I am now excitedly awaiting the return of UB on US TV on the 27th September and I hope to be the first in downloading it for my viewing pleasure.

In other news only 3 more sleeps until my holiday!!

Friday, September 14, 2007

Loco's girlfriend is a twat

Finally we have had the builders come round to look at the apartment and give quotes for the refurbishment of the apartment. It still probably won’t be done until some time next year but it’s a start and while that goes on I am purchasing things to fill said apartment.

I so far have a whole array of useful items including an icecube bucket and a spaghetti measurer, not to mention useful things such as plates and saucepans.

The whole planning the design of a house thing is very exhausting for my poor non creative brain so I’m glad that next week I am off on holiday to (insert secret destination here). Yay.

Last weekend I bought my first ever pair of walking boots and an anorak, sexy. Loco bought a basket ball – he says if I won’t play sport he’ll bring the sport to me, eugh. Luckily I got out of this one – because I fell over at work. AGAIN. Flat on my knees. Now they are very sore. On top of this I have to live with the humiliation that I fell so hard and made such a bang that everyone ran out from their desks to see what elephant had magically fallen from the sky. I am such a clumsy twat at times.


Sunday, September 02, 2007

Butterflies

I always wondered how I would I feel when I saw Ireland again.

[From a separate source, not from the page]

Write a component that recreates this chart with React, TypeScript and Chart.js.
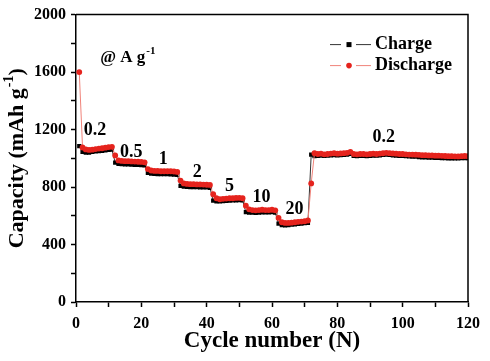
import React, { useEffect, useRef } from 'react';
import { Chart, registerables } from 'chart.js';

Chart.register(...registerables);

const SERIF = '"Liberation Serif", "Times New Roman", serif';

// Capacity (mAh g-1) per cycle, cycles 1..120
const dischargeCapacity: number[] = [
  // 0.2 A g-1 (1-11)
  1600, 1075, 1062, 1058, 1060, 1064, 1068, 1070, 1074, 1078, 1080,
  // 0.5 (12-21)
  1020, 985, 982, 980, 980, 978, 977, 976, 975, 972,
  // 1 (22-31)
  925, 915, 912, 912, 910, 910, 910, 910, 908, 905,
  // 2 (32-41)
  845, 825, 822, 820, 820, 818, 818, 817, 816, 815,
  // 5 (42-51)
  750, 722, 715, 718, 720, 722, 722, 724, 725, 722,
  // 10 (52-61)
  670, 645, 640, 638, 640, 642, 640, 640, 642, 638,
  // 20 (62-71)
  585, 555, 550, 550, 552, 555, 558, 560, 562, 567,
  // 0.2 (72-120)
  825,
  1035, 1030, 1032, 1028, 1030, 1033, 1035, 1032, 1034, 1036,
  1038, 1045, 1030, 1028, 1030, 1030, 1028, 1030, 1032, 1030,
  1033, 1035, 1038, 1036, 1034, 1032, 1030, 1030, 1028, 1026,
  1026, 1025, 1024, 1022, 1022, 1020, 1020, 1018, 1018, 1017,
  1016, 1015, 1015, 1014, 1013, 1015, 1016, 1015,
];

const chargeCapacity: number[] = [
  1085, 1045, 1040, 1040, 1044, 1048, 1050, 1052, 1055, 1058, 1060,
  970, 962, 960, 958, 957, 956, 955, 954, 952, 950,
  898, 893, 891, 890, 890, 889, 889, 888, 887, 884,
  808, 803, 801, 800, 799, 799, 798, 798, 797, 795,
  705, 700, 700, 702, 704, 706, 707, 708, 709, 707,
  625, 622, 622, 620, 622, 624, 624, 624, 625, 622,
  545, 535, 533, 535, 538, 541, 543, 545, 548, 551,
  1025,
  1015, 1017, 1019, 1017, 1019, 1021, 1022, 1021, 1022, 1023,
  1025, 1030, 1017, 1015, 1017, 1017, 1015, 1017, 1019, 1019,
  1021, 1023, 1025, 1023, 1021, 1019, 1017, 1017, 1015, 1013,
  1012, 1011, 1009, 1007, 1007, 1005, 1005, 1003, 1003, 1002,
  1001, 1000, 1000, 999, 999, 1001, 1002, 1002,
];

// Current-density labels (A g-1) and their anchor points in data coordinates
const rateLabels: string[] = ['0.2', '0.5', '1', '2', '5', '10', '20', '0.2'];
const rateLabelCycle: number[] = [5.8, 16.9, 26.7, 37.1, 47, 56.8, 66.9, 94.2];
const rateLabelCapacity: number[] = [1194, 1042, 993, 903, 806, 729, 646, 1146];

const seriesNames: string[] = ['Charge', 'Discharge'];
const seriesColors: string[] = ['#000000', '#e5231d'];
const lineColors: string[] = ['#333333', '#f0837a'];

const decoPlugin = {
  id: 'deco',
  afterDraw(chart: any) {
    const ctx = chart.ctx as CanvasRenderingContext2D;
    const { left, right, top, bottom } = chart.chartArea;
    const xs = chart.scales.x;
    const ys = chart.scales.y;
    ctx.save();
    // frame (top & right)
    ctx.strokeStyle = '#000';
    ctx.lineWidth = 1.5;
    ctx.beginPath();
    ctx.moveTo(left, top);
    ctx.lineTo(right, top);
    ctx.lineTo(right, bottom);
    ctx.stroke();

    // rate labels
    ctx.fillStyle = '#000';
    ctx.textAlign = 'center';
    ctx.textBaseline = 'middle';
    ctx.font = `bold 18px ${SERIF}`;
    rateLabels.forEach((t, i) => {
      ctx.fillText(t, xs.getPixelForValue(rateLabelCycle[i]), ys.getPixelForValue(rateLabelCapacity[i]));
    });

    // "@ A g-1"
    ctx.textAlign = 'left';
    ctx.font = `bold 17px ${SERIF}`;
    const ax = xs.getPixelForValue(7.4);
    const ay = ys.getPixelForValue(1700);
    const main = '@ A g';
    ctx.fillText(main, ax, ay);
    const mw = ctx.measureText(main).width;
    ctx.font = `bold 11px ${SERIF}`;
    ctx.fillText('-1', ax + mw + 1, ay - 7);

    // legend
    const legendY = [top + 30, top + 51];
    seriesNames.forEach((name, i) => {
      const y = legendY[i];
      ctx.strokeStyle = lineColors[i];
      ctx.lineWidth = 1;
      ctx.beginPath();
      ctx.moveTo(right - 138, y);
      ctx.lineTo(right - 127, y);
      ctx.moveTo(right - 112, y);
      ctx.lineTo(right - 97, y);
      ctx.stroke();
      ctx.fillStyle = seriesColors[i];
      const mx = right - 119;
      if (i === 0) {
        ctx.fillRect(mx - 2.5, y - 2.5, 5, 5);
      } else {
        ctx.beginPath();
        ctx.arc(mx, y, 2.8, 0, Math.PI * 2);
        ctx.fill();
      }
      ctx.fillStyle = '#000';
      ctx.font = `bold 18px ${SERIF}`;
      ctx.textAlign = 'left';
      ctx.textBaseline = 'middle';
      ctx.fillText(name, right - 93, y);
    });

    // y-axis title with superscript
    const cy = (top + bottom) / 2;
    ctx.translate(17, cy);
    ctx.rotate(-Math.PI / 2);
    ctx.textBaseline = 'middle';
    ctx.textAlign = 'left';
    const big = `bold 22px ${SERIF}`;
    const small = `bold 14px ${SERIF}`;
    const p1 = 'Capacity (mAh g';
    const p2 = '-1';
    const p3 = ')';
    ctx.font = big;
    const w1 = ctx.measureText(p1).width;
    const w3 = ctx.measureText(p3).width;
    ctx.font = small;
    const w2 = ctx.measureText(p2).width;
    const total = w1 + w2 + w3 + 1;
    const x0 = -total / 2;
    ctx.font = big;
    ctx.fillText(p1, x0, 0);
    ctx.font = small;
    ctx.fillText(p2, x0 + w1 + 1, -8);
    ctx.font = big;
    ctx.fillText(p3, x0 + w1 + w2 + 1, 0);
    ctx.restore();
  },
};

export default function App() {
  const ref = useRef<HTMLCanvasElement | null>(null);
  useEffect(() => {
    if (!ref.current) return;
    const toPts = (arr: number[]) => arr.map((v, i) => ({ x: i + 1, y: v }));
    const chart = new Chart(ref.current, {
      type: 'line',
      data: {
        datasets: [
          {
            label: 'Discharge',
            data: toPts(dischargeCapacity),
            borderColor: lineColors[1],
            borderWidth: 1,
            pointStyle: 'circle',
            pointRadius: 2.9,
            pointBackgroundColor: seriesColors[1],
            pointBorderColor: seriesColors[1],
            pointBorderWidth: 0,
            order: 0,
          },
          {
            label: 'Charge',
            data: toPts(chargeCapacity),
            borderColor: lineColors[0],
            borderWidth: 1,
            pointStyle: 'rect',
            pointRadius: 3,
            pointBackgroundColor: seriesColors[0],
            pointBorderColor: seriesColors[0],
            pointBorderWidth: 0,
            order: 1,
          },
        ],
      },
      options: {
        animation: false,
        responsive: false,
        maintainAspectRatio: false,
        layout: { padding: { top: 14, right: 22, left: 0, bottom: 0 } },
        plugins: { legend: { display: false }, tooltip: { enabled: false } },
        scales: {
          x: {
            type: 'linear',
            min: 0,
            max: 120,
            ticks: {
              stepSize: 10,
              autoSkip: false,
              maxRotation: 0,
              padding: 7,
              color: '#000',
              font: { family: SERIF, size: 16, weight: 'bold' },
              callback: (v: any) => (Number(v) % 20 === 0 ? String(v) : ''),
            },
            grid: { drawOnChartArea: false, drawTicks: true, tickLength: 5, tickColor: '#000', tickWidth: 1.5 },
            border: { color: '#000', width: 1.5 },
            title: {
              display: true,
              text: 'Cycle number (N)',
              color: '#000',
              font: { family: SERIF, size: 23, weight: 'bold' },
              padding: { top: 0, bottom: 6 },
            },
            afterFit: (s: any) => { s.height = 59; },
          },
          y: {
            min: 0,
            max: 2000,
            ticks: {
              stepSize: 200,
              autoSkip: false,
              padding: 5,
              color: '#000',
              font: { family: SERIF, size: 16, weight: 'bold' },
              callback: (v: any) => (Number(v) % 400 === 0 ? String(v) : ''),
            },
            grid: { drawOnChartArea: false, drawTicks: true, tickLength: 5, tickColor: '#000', tickWidth: 1.5 },
            border: { color: '#000', width: 1.5 },
            title: { display: false },
            afterFit: (s: any) => { s.width = 76; },
          },
        },
      },
      plugins: [decoPlugin],
    });
    return () => chart.destroy();
  }, []);
  return (
    <div style={{ position: 'fixed', left: 0, top: 0, width: 490, height: 361, background: '#fff' }}>
      <canvas ref={ref} width={490} height={361} style={{ display: 'block', width: 490, height: 361 }} />
    </div>
  );
}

Well now I know. After a few days of fretting I decided that I would go for lunch with Ireland, nice and innocent, middle of the day, limited time visit. Perfect.

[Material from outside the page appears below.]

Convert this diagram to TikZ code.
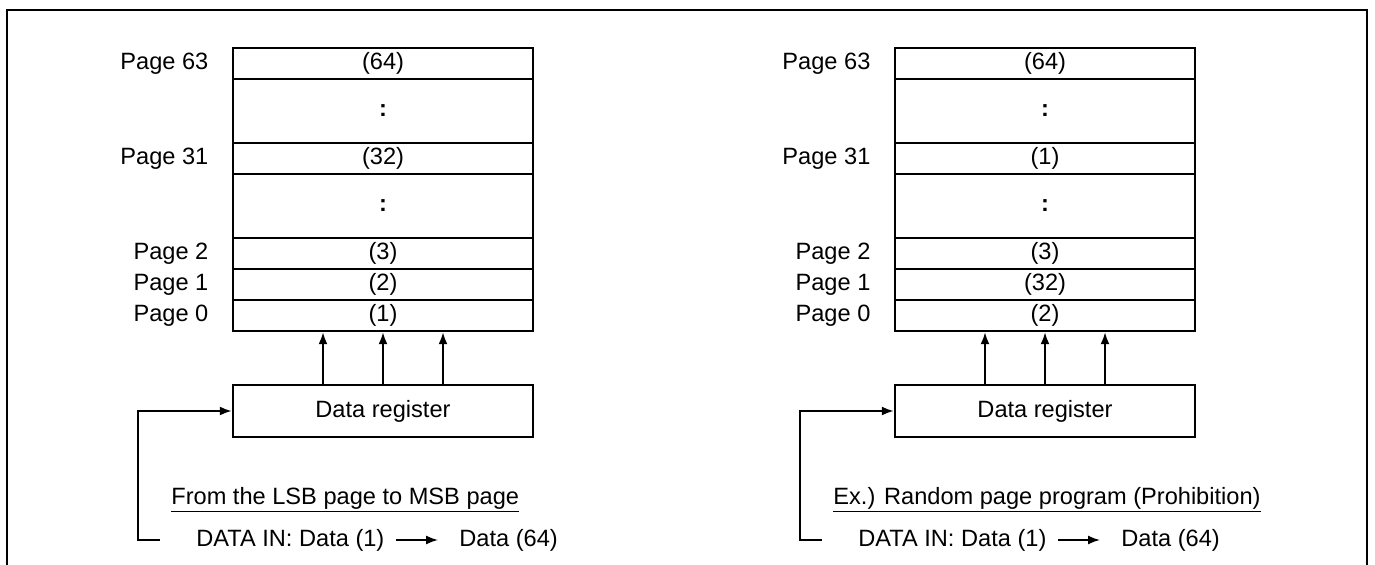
\documentclass[tikz,border=0pt]{standalone}
\usepackage{fontspec}
\setmainfont{Liberation Sans}
\usetikzlibrary{arrows.meta, positioning, calc}

\begin{document}
\begin{tikzpicture}[
  x=0.5pt, y=-0.5pt,
  every node/.style={font=\fontsize{11.8pt}{14pt}\selectfont},
  page/.style={draw, line width=1.2pt, minimum width=150pt, minimum height=15.5pt, inner sep=0pt},
  gap/.style={page, minimum height=32pt},
  lbl/.style={anchor=east, inner sep=0pt},
  reg/.style={draw, line width=1.2pt, minimum width=150pt, minimum height=26pt, inner sep=0pt},
  flow/.style={-{Latex[length=6pt,width=4.5pt]}, line width=1pt},
  note/.style={anchor=west, inner sep=0pt}
]
  \useasboundingbox (0,0) rectangle (1375,565);
  \draw[line width=1.1pt] (7,565) |- (1367,10) -- (1367,565);

  % LSB to MSB order
  \node[page] (topL) at (383,63.5) {(64)};
  \node[gap] (dotsAL) at (383,111) {\textbf{:}};
  \node[page] (midL) at (383,158.5) {(32)};
  \node[gap] (dotsBL) at (383,206) {\textbf{:}};
  \node[page] (p2L) at (383,253.5) {(3)};
  \node[page] (p1L) at (383,284.5) {(2)};
  \node[page] (p0L) at (383,315.5) {(1)};

  \node[lbl, left=11.5pt of topL] (l63L) {Page 63};
  \node[lbl, left=11.5pt of midL] (l31L) {Page 31};
  \node[lbl, left=11.5pt of p2L] (l2L) {Page 2};
  \node[lbl, left=11.5pt of p1L] (l1L) {Page 1};
  \node[lbl, left=11.5pt of p0L] (l0L) {Page 0};

  \node[reg] (regL) at (383,411) {Data register};
  \foreach \dx in {-30pt,0pt,30pt}
    \draw[flow] ([xshift=\dx]regL.north) -- ([xshift=\dx]p0L.south);

  \node[note] (capL) at (171,500) {\underline{From the LSB page to MSB page}};
  \node[note] (dinL) at (196,540) {DATA IN: Data (1)};
  \node[note] (doutL) at (459,540) {Data (64)};
  \draw[flow, line width=0.8pt, shorten <=5.5pt, shorten >=10.5pt] (dinL.east) -- (doutL.west);
  \coordinate (fbL) at (160,540);
  \draw[flow] (fbL) -- ++(-22,0) |- (regL.west);

  % random order (prohibited)
  \begin{scope}[xshift=331pt]
    \node[page] (topR) at (383,63.5) {(64)};
    \node[gap] (dotsAR) at (383,111) {\textbf{:}};
    \node[page] (midR) at (383,158.5) {(1)};
    \node[gap] (dotsBR) at (383,206) {\textbf{:}};
    \node[page] (p2R) at (383,253.5) {(3)};
    \node[page] (p1R) at (383,284.5) {(32)};
    \node[page] (p0R) at (383,315.5) {(2)};

    \node[lbl, left=11.5pt of topR] (l63R) {Page 63};
    \node[lbl, left=11.5pt of midR] (l31R) {Page 31};
    \node[lbl, left=11.5pt of p2R] (l2R) {Page 2};
    \node[lbl, left=11.5pt of p1R] (l1R) {Page 1};
    \node[lbl, left=11.5pt of p0R] (l0R) {Page 0};

    \node[reg] (regR) at (383,411) {Data register};
    \foreach \dx in {-30pt,0pt,30pt}
      \draw[flow] ([xshift=\dx]regR.north) -- ([xshift=\dx]p0R.south);

    \node[note] (capR) at (171,500) {\underline{Ex.) Random page program (Prohibition)}};
    \node[note] (dinR) at (196,540) {DATA IN: Data (1)};
    \node[note] (doutR) at (459,540) {Data (64)};
    \draw[flow, line width=0.8pt, shorten <=5.5pt, shorten >=10.5pt] (dinR.east) -- (doutR.west);
    \coordinate (fbR) at (160,540);
    \draw[flow] (fbR) -- ++(-22,0) |- (regR.west);
  \end{scope}
\end{tikzpicture}
\end{document}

When I received a random one word message from him at 09:45 in the morning I suspected my plans had gone awry. I bet he’s just going to bed after having been up all night drinking I thought, no matter, he’ll just be a little hung over. I decided not to leave the office until I was sure he would be waiting for me if he was there at all. This turned out to be an excellent plan as when I rang a sleepy, still in bed voice answered..

“Hello?”
“Hello. Where are you?”
“In bed. What time is it?”
“13:30”
“shit shit shit. Didn’t you get my text?
“The random one word text at ten o’clock this morning?”
“Yeh.. it was meant to say.. can we meet after work instead?”
“I can’t today. I’ll get back to you later about tomorrow”

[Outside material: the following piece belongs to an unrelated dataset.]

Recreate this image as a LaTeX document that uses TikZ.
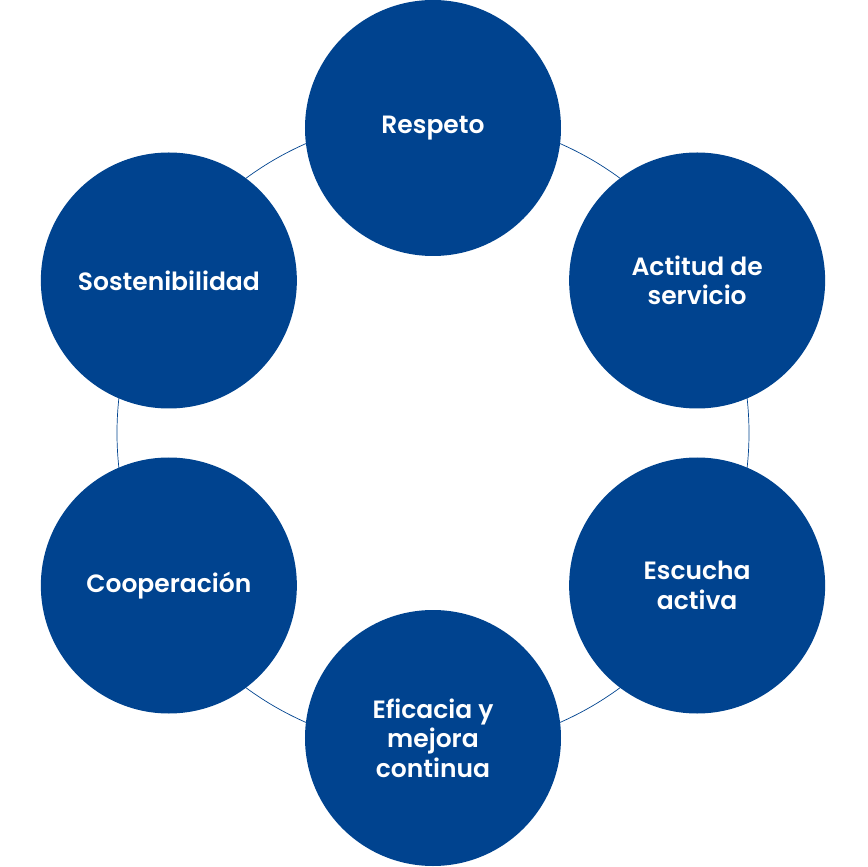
\documentclass[tikz,border=0pt]{standalone}
\usepackage{fontspec}
\setmainfont{Poppins}[BoldFont={Poppins SemiBold}]
\usepackage{xcolor}
\usepackage{tikz}
\definecolor{azulvalor}{HTML}{00438F}
\tikzset{
  valor/.style={circle, fill=azulvalor, minimum size=256pt, inner sep=0pt,
    text=white, align=center, font=\fontsize{25}{29.5}\selectfont\bfseries}
}

\begin{document}
\begin{tikzpicture}[x=1pt,y=1pt]
\useasboundingbox (-433,-434) rectangle (434,433);
\draw[azulvalor, line width=0.7pt] (0,0) circle (316);
\node[valor] (respeto) at (90:305) {Respeto};
\node[valor] (actitud) at (30:305) {Actitud de\\servicio};
\node[valor] (escucha) at (-30:305) {Escucha\\activa};
\node[valor] (eficacia) at (-90:305) {Eficacia y\\mejora\\continua};
\node[valor] (cooperacion) at (-150:305) {Cooperación};
\node[valor] (sosten) at (150:305) {Sostenibilidad};
\end{tikzpicture}
\end{document}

I called him back later that evening and arranged to meet the following day after work along with a mutual friend

Walking to meet him there were thousands of butterflies in my tummy, it had been a good 18 months since I had last seen him and I really didn’t know what to expect from myself when I saw him. I arrived a couple of minutes early and he managed to be on time (amazingly). We hugged a biiiig hug and then we headed down to an Irish bar for a drink (where else). Who else should I come across in the bar but Kaiser chief guy, so typical.

My friend turned up a little late and we all gossiped about old times, it was nice. No desire to kiss him, sleep with him or move to Ireland. Three good signs.

When it was time to leave, we hugged twice, and I felt a little teary eyed, but then I cry at wedding videos of people I don’t even know, so don’t take that to mean anything.

And so I am pleased to announce I am over my Ireland phase. I hope that we keep in touch but I no longer harbor secret desires to have little Irish babies. Result.